Direction:
The records below must be output exactly, without pictures.

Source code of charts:
= = = =

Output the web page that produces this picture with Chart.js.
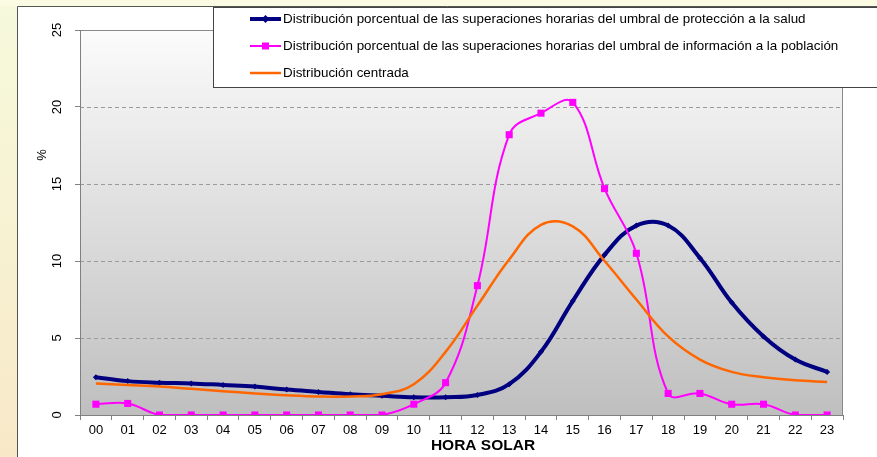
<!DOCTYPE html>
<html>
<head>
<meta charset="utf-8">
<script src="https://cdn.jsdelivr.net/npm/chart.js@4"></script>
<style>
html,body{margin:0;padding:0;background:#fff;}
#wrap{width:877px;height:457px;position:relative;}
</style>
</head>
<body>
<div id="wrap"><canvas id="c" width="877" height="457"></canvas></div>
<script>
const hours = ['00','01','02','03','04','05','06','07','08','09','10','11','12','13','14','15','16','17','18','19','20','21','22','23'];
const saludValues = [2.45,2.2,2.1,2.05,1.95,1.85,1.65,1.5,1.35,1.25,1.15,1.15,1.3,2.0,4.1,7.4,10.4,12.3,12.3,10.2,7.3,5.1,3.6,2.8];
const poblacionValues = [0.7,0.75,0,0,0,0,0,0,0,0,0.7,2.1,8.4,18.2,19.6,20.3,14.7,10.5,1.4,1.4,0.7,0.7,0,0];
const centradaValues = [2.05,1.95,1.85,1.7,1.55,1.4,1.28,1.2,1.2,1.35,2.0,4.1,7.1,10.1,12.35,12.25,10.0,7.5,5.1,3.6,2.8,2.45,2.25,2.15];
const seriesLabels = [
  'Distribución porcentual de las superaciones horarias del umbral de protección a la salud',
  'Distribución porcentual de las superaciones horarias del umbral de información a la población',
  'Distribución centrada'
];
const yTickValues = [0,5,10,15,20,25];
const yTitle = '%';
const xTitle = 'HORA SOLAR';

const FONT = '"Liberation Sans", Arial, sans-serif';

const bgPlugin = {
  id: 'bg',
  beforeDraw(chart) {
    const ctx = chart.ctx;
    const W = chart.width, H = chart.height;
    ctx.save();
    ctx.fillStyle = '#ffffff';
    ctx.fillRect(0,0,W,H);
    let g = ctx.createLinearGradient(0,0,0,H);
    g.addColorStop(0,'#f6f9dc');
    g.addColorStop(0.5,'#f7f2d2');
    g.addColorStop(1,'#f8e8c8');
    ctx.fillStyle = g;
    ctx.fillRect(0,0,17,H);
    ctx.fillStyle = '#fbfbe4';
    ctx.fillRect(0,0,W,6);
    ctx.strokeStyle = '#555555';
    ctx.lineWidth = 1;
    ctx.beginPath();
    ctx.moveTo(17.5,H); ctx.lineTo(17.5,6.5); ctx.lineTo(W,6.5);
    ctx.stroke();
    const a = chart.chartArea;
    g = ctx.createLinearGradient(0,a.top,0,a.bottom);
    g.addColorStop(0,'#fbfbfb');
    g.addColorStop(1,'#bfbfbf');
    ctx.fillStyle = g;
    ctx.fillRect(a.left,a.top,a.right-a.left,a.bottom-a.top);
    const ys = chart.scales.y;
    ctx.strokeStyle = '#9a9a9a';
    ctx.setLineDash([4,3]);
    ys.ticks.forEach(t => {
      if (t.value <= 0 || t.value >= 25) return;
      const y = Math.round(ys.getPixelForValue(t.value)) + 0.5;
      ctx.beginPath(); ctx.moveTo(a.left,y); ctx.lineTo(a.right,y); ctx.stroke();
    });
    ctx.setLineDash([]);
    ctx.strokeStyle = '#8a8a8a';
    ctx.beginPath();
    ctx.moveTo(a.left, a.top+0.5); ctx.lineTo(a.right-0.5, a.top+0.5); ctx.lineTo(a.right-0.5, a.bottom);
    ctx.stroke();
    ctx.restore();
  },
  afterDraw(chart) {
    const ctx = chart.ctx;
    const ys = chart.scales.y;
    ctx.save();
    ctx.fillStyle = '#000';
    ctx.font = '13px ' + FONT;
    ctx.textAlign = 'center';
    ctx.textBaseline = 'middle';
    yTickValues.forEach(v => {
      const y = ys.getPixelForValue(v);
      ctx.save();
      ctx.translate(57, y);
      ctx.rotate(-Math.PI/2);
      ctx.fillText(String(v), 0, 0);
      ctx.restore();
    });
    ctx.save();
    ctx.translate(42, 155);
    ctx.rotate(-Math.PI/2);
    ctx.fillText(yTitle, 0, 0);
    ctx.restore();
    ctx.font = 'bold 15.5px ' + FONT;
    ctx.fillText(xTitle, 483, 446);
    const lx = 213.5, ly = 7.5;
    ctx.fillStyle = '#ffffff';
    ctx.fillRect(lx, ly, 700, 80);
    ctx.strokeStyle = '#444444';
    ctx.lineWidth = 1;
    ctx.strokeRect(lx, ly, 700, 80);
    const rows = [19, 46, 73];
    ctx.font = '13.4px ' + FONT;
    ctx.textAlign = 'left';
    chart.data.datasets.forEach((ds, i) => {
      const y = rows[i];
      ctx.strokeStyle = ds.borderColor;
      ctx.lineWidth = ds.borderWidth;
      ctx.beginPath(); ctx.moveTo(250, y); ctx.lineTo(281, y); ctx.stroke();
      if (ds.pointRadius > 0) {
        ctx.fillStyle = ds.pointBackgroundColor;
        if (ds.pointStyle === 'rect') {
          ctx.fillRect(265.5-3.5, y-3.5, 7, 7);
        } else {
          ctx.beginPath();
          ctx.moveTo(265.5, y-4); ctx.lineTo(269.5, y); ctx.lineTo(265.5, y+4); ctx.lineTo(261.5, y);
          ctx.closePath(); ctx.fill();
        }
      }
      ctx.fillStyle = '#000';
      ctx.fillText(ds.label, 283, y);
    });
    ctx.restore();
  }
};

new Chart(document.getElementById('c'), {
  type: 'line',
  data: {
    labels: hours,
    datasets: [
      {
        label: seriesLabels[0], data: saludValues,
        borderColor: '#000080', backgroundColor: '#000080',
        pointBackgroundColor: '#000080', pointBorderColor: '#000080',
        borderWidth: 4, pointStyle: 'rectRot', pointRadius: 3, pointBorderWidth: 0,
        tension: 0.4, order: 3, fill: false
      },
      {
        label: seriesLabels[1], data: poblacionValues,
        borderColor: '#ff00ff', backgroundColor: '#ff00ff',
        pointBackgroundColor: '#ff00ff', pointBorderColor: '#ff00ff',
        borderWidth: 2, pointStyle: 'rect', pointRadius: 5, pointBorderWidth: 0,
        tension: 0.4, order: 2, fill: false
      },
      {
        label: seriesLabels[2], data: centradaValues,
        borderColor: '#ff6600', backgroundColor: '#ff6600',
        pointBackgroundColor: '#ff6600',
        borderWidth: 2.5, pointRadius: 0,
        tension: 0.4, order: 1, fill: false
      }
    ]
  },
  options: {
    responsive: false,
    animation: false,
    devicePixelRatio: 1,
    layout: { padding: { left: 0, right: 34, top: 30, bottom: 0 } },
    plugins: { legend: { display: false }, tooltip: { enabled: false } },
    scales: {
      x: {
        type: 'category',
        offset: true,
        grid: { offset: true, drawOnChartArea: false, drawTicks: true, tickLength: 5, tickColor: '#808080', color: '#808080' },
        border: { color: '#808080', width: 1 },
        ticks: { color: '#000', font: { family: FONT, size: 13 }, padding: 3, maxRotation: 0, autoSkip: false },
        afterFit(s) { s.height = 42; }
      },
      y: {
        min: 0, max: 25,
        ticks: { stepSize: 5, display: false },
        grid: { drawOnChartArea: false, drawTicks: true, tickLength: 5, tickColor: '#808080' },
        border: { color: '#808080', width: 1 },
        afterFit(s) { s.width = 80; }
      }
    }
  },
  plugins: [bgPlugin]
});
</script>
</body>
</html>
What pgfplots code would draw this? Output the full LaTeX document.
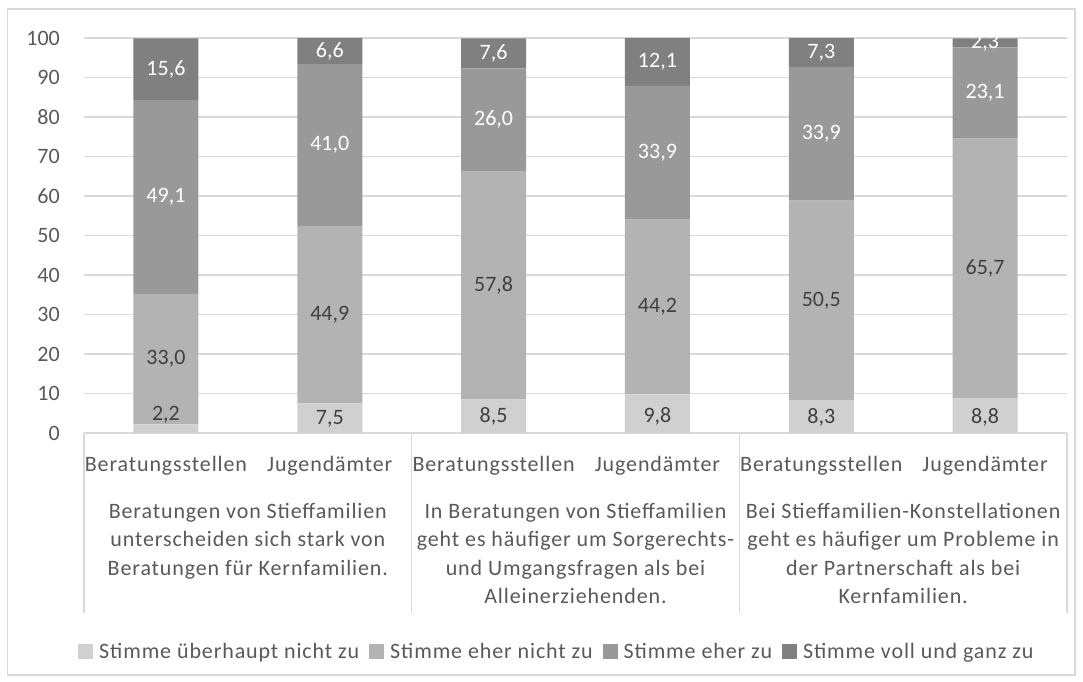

= = = =

Solution for this exercise:
Output the web page that produces this picture with Chart.js.
<!DOCTYPE html>
<html>
<head>
<meta charset="utf-8">
<script src="https://cdn.jsdelivr.net/npm/chart.js@4"></script>
<style>
html,body{margin:0;padding:0;background:#fff;}
#wrap{width:877px;height:457px;position:relative;}
</style>
</head>
<body>
<div id="wrap"><canvas id="c" width="877" height="457"></canvas></div>
<script>
const hours = ['00','01','02','03','04','05','06','07','08','09','10','11','12','13','14','15','16','17','18','19','20','21','22','23'];
const saludValues = [2.45,2.2,2.1,2.05,1.95,1.85,1.65,1.5,1.35,1.25,1.15,1.15,1.3,2.0,4.1,7.4,10.4,12.3,12.3,10.2,7.3,5.1,3.6,2.8];
const poblacionValues = [0.7,0.75,0,0,0,0,0,0,0,0,0.7,2.1,8.4,18.2,19.6,20.3,14.7,10.5,1.4,1.4,0.7,0.7,0,0];
const centradaValues = [2.05,1.95,1.85,1.7,1.55,1.4,1.28,1.2,1.2,1.35,2.0,4.1,7.1,10.1,12.35,12.25,10.0,7.5,5.1,3.6,2.8,2.45,2.25,2.15];
const seriesLabels = [
  'Distribución porcentual de las superaciones horarias del umbral de protección a la salud',
  'Distribución porcentual de las superaciones horarias del umbral de información a la población',
  'Distribución centrada'
];
const yTickValues = [0,5,10,15,20,25];
const yTitle = '%';
const xTitle = 'HORA SOLAR';

const FONT = '"Liberation Sans", Arial, sans-serif';

const bgPlugin = {
  id: 'bg',
  beforeDraw(chart) {
    const ctx = chart.ctx;
    const W = chart.width, H = chart.height;
    ctx.save();
    ctx.fillStyle = '#ffffff';
    ctx.fillRect(0,0,W,H);
    let g = ctx.createLinearGradient(0,0,0,H);
    g.addColorStop(0,'#f6f9dc');
    g.addColorStop(0.5,'#f7f2d2');
    g.addColorStop(1,'#f8e8c8');
    ctx.fillStyle = g;
    ctx.fillRect(0,0,17,H);
    ctx.fillStyle = '#fbfbe4';
    ctx.fillRect(0,0,W,6);
    ctx.strokeStyle = '#555555';
    ctx.lineWidth = 1;
    ctx.beginPath();
    ctx.moveTo(17.5,H); ctx.lineTo(17.5,6.5); ctx.lineTo(W,6.5);
    ctx.stroke();
    const a = chart.chartArea;
    g = ctx.createLinearGradient(0,a.top,0,a.bottom);
    g.addColorStop(0,'#fbfbfb');
    g.addColorStop(1,'#bfbfbf');
    ctx.fillStyle = g;
    ctx.fillRect(a.left,a.top,a.right-a.left,a.bottom-a.top);
    const ys = chart.scales.y;
    ctx.strokeStyle = '#9a9a9a';
    ctx.setLineDash([4,3]);
    ys.ticks.forEach(t => {
      if (t.value <= 0 || t.value >= 25) return;
      const y = Math.round(ys.getPixelForValue(t.value)) + 0.5;
      ctx.beginPath(); ctx.moveTo(a.left,y); ctx.lineTo(a.right,y); ctx.stroke();
    });
    ctx.setLineDash([]);
    ctx.strokeStyle = '#8a8a8a';
    ctx.beginPath();
    ctx.moveTo(a.left, a.top+0.5); ctx.lineTo(a.right-0.5, a.top+0.5); ctx.lineTo(a.right-0.5, a.bottom);
    ctx.stroke();
    ctx.restore();
  },
  afterDraw(chart) {
    const ctx = chart.ctx;
    const ys = chart.scales.y;
    ctx.save();
    ctx.fillStyle = '#000';
    ctx.font = '13px ' + FONT;
    ctx.textAlign = 'center';
    ctx.textBaseline = 'middle';
    yTickValues.forEach(v => {
      const y = ys.getPixelForValue(v);
      ctx.save();
      ctx.translate(57, y);
      ctx.rotate(-Math.PI/2);
      ctx.fillText(String(v), 0, 0);
      ctx.restore();
    });
    ctx.save();
    ctx.translate(42, 155);
    ctx.rotate(-Math.PI/2);
    ctx.fillText(yTitle, 0, 0);
    ctx.restore();
    ctx.font = 'bold 15.5px ' + FONT;
    ctx.fillText(xTitle, 483, 446);
    const lx = 213.5, ly = 7.5;
    ctx.fillStyle = '#ffffff';
    ctx.fillRect(lx, ly, 700, 80);
    ctx.strokeStyle = '#444444';
    ctx.lineWidth = 1;
    ctx.strokeRect(lx, ly, 700, 80);
    const rows = [19, 46, 73];
    ctx.font = '13.4px ' + FONT;
    ctx.textAlign = 'left';
    chart.data.datasets.forEach((ds, i) => {
      const y = rows[i];
      ctx.strokeStyle = ds.borderColor;
      ctx.lineWidth = ds.borderWidth;
      ctx.beginPath(); ctx.moveTo(250, y); ctx.lineTo(281, y); ctx.stroke();
      if (ds.pointRadius > 0) {
        ctx.fillStyle = ds.pointBackgroundColor;
        if (ds.pointStyle === 'rect') {
          ctx.fillRect(265.5-3.5, y-3.5, 7, 7);
        } else {
          ctx.beginPath();
          ctx.moveTo(265.5, y-4); ctx.lineTo(269.5, y); ctx.lineTo(265.5, y+4); ctx.lineTo(261.5, y);
          ctx.closePath(); ctx.fill();
        }
      }
      ctx.fillStyle = '#000';
      ctx.fillText(ds.label, 283, y);
    });
    ctx.restore();
  }
};

new Chart(document.getElementById('c'), {
  type: 'line',
  data: {
    labels: hours,
    datasets: [
      {
        label: seriesLabels[0], data: saludValues,
        borderColor: '#000080', backgroundColor: '#000080',
        pointBackgroundColor: '#000080', pointBorderColor: '#000080',
        borderWidth: 4, pointStyle: 'rectRot', pointRadius: 3, pointBorderWidth: 0,
        tension: 0.4, order: 3, fill: false
      },
      {
        label: seriesLabels[1], data: poblacionValues,
        borderColor: '#ff00ff', backgroundColor: '#ff00ff',
        pointBackgroundColor: '#ff00ff', pointBorderColor: '#ff00ff',
        borderWidth: 2, pointStyle: 'rect', pointRadius: 5, pointBorderWidth: 0,
        tension: 0.4, order: 2, fill: false
      },
      {
        label: seriesLabels[2], data: centradaValues,
        borderColor: '#ff6600', backgroundColor: '#ff6600',
        pointBackgroundColor: '#ff6600',
        borderWidth: 2.5, pointRadius: 0,
        tension: 0.4, order: 1, fill: false
      }
    ]
  },
  options: {
    responsive: false,
    animation: false,
    devicePixelRatio: 1,
    layout: { padding: { left: 0, right: 34, top: 30, bottom: 0 } },
    plugins: { legend: { display: false }, tooltip: { enabled: false } },
    scales: {
      x: {
        type: 'category',
        offset: true,
        grid: { offset: true, drawOnChartArea: false, drawTicks: true, tickLength: 5, tickColor: '#808080', color: '#808080' },
        border: { color: '#808080', width: 1 },
        ticks: { color: '#000', font: { family: FONT, size: 13 }, padding: 3, maxRotation: 0, autoSkip: false },
        afterFit(s) { s.height = 42; }
      },
      y: {
        min: 0, max: 25,
        ticks: { stepSize: 5, display: false },
        grid: { drawOnChartArea: false, drawTicks: true, tickLength: 5, tickColor: '#808080' },
        border: { color: '#808080', width: 1 },
        afterFit(s) { s.width = 80; }
      }
    }
  },
  plugins: [bgPlugin]
});
</script>
</body>
</html>
What pgfplots code would draw this? Output the full LaTeX document.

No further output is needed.